◆ Aim:
Where does the string "standalone" appear in the records? Copy every line that contains it.

◆ Excerpted records:
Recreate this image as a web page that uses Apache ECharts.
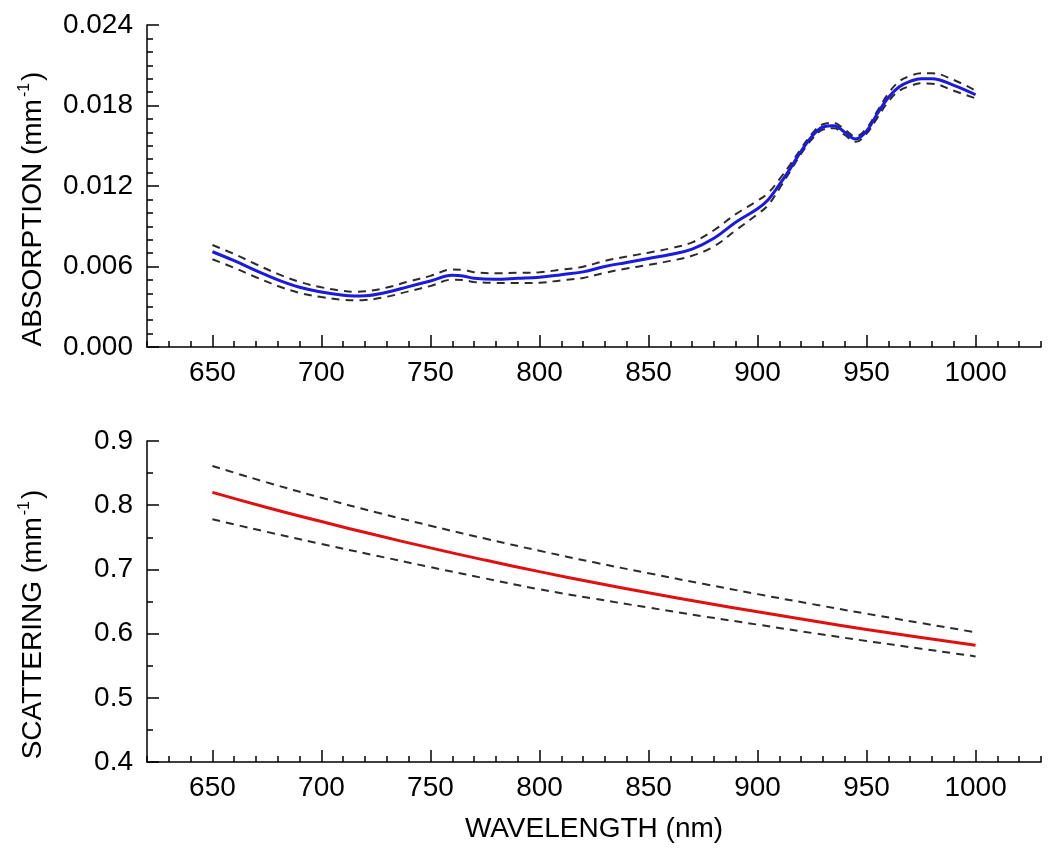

* * *

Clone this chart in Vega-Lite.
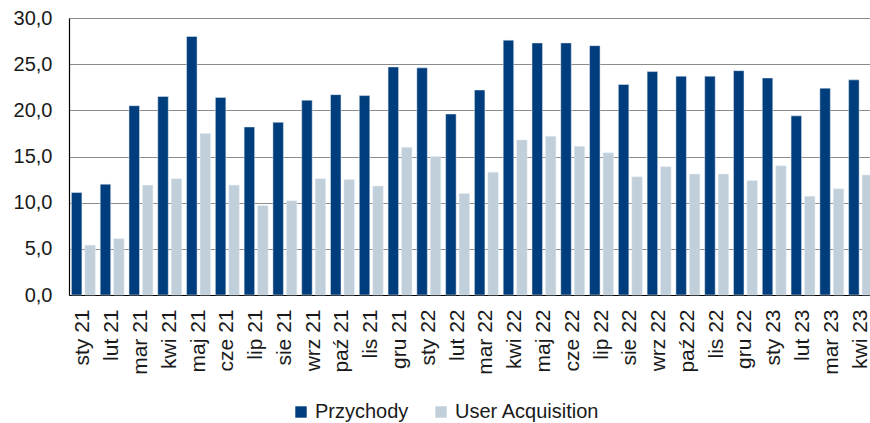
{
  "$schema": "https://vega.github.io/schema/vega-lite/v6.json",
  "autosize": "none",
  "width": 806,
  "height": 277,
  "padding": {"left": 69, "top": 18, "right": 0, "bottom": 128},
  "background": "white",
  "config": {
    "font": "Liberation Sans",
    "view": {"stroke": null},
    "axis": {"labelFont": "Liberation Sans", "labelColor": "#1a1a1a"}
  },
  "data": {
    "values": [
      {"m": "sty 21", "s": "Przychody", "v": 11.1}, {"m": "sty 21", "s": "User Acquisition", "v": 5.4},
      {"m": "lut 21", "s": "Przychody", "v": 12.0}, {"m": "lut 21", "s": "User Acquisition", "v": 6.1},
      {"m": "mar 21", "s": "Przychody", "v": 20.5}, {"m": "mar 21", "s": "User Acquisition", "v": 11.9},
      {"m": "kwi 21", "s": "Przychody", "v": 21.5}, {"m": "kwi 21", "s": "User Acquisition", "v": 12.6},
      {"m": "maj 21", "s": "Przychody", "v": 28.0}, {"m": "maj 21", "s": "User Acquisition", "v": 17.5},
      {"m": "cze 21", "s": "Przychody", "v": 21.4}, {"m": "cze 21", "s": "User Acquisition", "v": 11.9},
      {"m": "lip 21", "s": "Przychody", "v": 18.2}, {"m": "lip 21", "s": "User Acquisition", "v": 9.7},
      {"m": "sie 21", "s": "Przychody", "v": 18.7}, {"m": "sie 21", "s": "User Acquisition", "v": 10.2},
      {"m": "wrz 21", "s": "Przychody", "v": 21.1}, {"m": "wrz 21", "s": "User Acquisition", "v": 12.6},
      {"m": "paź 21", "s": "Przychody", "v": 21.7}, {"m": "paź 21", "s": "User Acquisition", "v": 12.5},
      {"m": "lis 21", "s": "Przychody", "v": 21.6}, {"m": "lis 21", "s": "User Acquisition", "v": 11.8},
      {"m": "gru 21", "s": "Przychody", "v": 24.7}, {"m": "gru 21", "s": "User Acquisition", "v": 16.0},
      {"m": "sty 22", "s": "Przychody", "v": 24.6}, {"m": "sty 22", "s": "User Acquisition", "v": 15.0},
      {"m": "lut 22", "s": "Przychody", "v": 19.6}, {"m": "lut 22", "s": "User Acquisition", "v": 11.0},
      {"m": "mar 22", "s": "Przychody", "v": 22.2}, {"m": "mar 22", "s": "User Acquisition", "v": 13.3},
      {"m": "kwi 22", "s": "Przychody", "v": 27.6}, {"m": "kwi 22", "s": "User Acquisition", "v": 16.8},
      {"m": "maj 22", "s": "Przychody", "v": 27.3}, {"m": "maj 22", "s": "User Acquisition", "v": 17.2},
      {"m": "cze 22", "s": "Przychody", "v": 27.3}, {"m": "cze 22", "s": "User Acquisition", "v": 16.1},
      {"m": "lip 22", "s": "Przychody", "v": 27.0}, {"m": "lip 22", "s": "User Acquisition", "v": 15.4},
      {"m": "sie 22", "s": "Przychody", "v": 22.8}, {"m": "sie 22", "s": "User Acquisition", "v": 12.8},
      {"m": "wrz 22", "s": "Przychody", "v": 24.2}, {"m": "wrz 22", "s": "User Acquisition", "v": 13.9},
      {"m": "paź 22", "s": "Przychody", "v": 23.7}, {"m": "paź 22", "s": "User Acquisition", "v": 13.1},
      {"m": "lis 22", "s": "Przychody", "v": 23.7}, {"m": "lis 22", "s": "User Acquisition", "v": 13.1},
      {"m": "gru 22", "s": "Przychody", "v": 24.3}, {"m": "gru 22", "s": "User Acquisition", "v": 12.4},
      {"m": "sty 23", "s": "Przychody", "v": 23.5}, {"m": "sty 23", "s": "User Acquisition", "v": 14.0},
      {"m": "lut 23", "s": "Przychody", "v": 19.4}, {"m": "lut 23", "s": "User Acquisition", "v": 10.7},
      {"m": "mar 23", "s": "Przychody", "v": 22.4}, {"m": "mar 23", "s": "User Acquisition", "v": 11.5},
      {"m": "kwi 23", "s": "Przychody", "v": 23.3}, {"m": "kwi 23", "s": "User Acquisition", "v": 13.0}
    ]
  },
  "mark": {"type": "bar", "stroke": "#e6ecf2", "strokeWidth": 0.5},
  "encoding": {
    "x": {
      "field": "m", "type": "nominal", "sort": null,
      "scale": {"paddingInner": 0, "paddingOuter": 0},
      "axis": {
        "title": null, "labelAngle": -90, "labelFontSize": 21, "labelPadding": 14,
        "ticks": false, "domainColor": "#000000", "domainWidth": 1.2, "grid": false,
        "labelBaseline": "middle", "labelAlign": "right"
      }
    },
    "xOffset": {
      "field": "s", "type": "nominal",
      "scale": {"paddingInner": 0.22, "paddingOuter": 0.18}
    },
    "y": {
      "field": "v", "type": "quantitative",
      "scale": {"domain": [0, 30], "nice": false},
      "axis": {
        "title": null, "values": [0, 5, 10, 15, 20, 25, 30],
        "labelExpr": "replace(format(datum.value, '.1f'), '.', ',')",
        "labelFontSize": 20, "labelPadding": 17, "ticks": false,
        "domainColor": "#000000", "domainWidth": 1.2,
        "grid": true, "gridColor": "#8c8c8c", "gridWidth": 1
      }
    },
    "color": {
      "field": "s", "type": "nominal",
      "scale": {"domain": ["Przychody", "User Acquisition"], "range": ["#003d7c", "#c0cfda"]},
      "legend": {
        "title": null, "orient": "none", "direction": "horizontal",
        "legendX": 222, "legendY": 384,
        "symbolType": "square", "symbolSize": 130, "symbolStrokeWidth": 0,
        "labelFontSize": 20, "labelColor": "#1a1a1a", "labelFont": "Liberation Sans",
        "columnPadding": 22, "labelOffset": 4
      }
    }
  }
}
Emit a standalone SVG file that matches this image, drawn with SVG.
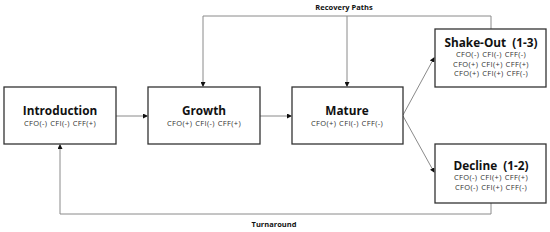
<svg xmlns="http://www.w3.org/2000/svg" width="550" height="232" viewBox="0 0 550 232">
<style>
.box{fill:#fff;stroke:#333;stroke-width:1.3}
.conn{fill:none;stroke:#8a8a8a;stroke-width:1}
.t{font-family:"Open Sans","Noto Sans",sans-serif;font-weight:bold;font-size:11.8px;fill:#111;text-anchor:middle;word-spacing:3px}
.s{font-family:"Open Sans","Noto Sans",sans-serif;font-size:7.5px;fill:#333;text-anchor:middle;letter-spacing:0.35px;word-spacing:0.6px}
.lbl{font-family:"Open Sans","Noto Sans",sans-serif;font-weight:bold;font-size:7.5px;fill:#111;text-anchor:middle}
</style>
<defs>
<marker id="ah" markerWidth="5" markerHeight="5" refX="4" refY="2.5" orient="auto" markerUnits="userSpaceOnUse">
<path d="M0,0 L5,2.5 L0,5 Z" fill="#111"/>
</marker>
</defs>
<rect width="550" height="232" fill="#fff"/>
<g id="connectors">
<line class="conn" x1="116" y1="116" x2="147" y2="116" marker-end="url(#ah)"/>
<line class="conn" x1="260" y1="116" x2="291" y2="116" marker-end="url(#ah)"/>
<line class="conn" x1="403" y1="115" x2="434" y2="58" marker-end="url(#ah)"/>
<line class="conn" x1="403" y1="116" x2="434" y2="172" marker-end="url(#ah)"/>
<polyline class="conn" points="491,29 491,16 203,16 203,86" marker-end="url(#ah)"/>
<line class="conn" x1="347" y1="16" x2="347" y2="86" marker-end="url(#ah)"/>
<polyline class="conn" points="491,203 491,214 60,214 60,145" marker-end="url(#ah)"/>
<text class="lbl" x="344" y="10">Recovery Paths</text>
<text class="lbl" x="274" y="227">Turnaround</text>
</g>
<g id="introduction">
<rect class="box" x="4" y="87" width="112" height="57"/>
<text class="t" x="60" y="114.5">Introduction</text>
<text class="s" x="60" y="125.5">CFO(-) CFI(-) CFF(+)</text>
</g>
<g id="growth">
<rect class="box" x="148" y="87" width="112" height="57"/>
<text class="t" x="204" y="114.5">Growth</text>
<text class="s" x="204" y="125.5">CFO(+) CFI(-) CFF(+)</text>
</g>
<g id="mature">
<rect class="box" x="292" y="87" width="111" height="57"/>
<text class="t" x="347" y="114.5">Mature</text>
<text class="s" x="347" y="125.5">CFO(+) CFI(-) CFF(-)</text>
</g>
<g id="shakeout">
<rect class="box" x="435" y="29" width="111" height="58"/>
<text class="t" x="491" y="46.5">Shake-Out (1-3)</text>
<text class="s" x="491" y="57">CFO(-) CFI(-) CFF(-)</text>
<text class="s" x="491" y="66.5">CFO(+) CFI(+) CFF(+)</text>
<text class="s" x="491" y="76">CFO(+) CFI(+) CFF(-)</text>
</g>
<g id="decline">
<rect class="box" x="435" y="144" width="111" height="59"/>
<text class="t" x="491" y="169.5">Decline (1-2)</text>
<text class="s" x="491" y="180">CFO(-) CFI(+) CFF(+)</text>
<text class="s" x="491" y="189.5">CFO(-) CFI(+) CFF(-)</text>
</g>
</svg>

==

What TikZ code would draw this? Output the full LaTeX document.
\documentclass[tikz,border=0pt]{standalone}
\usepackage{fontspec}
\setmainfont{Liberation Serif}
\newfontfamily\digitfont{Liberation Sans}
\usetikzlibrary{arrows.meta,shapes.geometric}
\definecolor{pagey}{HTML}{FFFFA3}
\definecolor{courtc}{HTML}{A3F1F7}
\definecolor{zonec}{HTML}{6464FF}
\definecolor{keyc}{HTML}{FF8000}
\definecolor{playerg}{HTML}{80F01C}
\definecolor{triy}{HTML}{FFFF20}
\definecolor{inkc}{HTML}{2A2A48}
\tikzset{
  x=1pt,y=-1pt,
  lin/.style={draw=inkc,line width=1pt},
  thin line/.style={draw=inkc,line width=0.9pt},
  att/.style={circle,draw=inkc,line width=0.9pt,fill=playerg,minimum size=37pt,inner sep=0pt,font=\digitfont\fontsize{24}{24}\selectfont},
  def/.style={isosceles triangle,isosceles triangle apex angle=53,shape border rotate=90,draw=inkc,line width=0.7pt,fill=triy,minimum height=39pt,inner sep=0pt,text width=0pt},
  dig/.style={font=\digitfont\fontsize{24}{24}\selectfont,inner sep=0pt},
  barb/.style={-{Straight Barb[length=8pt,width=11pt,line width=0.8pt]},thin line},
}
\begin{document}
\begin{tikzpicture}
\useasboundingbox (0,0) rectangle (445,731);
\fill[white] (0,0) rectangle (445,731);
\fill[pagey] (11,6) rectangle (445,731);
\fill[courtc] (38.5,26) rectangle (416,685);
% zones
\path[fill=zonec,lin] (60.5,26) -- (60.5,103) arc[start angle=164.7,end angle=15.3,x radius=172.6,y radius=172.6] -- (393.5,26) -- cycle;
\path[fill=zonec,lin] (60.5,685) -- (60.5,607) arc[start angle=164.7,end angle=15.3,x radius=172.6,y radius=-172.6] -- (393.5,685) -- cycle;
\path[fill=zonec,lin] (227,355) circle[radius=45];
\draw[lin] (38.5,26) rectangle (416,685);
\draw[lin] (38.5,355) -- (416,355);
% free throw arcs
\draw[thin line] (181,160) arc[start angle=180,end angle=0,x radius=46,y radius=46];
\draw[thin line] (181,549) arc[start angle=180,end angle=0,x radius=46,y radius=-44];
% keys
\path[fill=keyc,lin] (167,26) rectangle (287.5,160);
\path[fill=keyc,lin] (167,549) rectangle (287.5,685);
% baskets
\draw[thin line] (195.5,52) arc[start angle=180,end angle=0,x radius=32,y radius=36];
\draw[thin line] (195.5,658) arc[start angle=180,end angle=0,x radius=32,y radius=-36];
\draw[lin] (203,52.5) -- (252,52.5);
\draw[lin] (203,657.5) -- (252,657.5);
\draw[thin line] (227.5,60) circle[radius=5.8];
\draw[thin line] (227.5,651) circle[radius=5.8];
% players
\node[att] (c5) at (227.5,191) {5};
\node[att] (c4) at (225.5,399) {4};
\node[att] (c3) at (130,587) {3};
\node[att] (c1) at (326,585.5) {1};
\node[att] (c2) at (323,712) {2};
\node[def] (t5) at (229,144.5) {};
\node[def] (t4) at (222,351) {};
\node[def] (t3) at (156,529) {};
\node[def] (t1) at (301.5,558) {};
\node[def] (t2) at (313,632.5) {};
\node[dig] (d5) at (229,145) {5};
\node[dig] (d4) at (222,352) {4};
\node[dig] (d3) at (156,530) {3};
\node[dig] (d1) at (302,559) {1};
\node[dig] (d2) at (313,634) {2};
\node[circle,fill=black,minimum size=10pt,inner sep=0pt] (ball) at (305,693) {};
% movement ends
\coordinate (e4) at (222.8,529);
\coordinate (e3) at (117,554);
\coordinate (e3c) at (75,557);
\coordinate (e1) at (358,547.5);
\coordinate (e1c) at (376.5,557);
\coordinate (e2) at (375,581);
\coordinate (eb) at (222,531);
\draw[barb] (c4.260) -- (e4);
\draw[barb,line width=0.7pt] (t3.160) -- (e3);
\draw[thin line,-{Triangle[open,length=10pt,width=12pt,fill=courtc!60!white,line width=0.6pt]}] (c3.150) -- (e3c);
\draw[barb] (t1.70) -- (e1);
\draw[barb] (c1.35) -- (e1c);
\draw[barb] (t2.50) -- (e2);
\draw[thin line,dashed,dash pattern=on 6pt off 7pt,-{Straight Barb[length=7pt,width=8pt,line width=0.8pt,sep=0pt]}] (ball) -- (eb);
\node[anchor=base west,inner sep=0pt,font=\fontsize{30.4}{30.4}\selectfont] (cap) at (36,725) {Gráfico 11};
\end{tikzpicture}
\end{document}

◆ Response:
Emit a standalone SVG file that matches this image, drawn with SVG.
\documentclass[tikz,border=0pt]{standalone}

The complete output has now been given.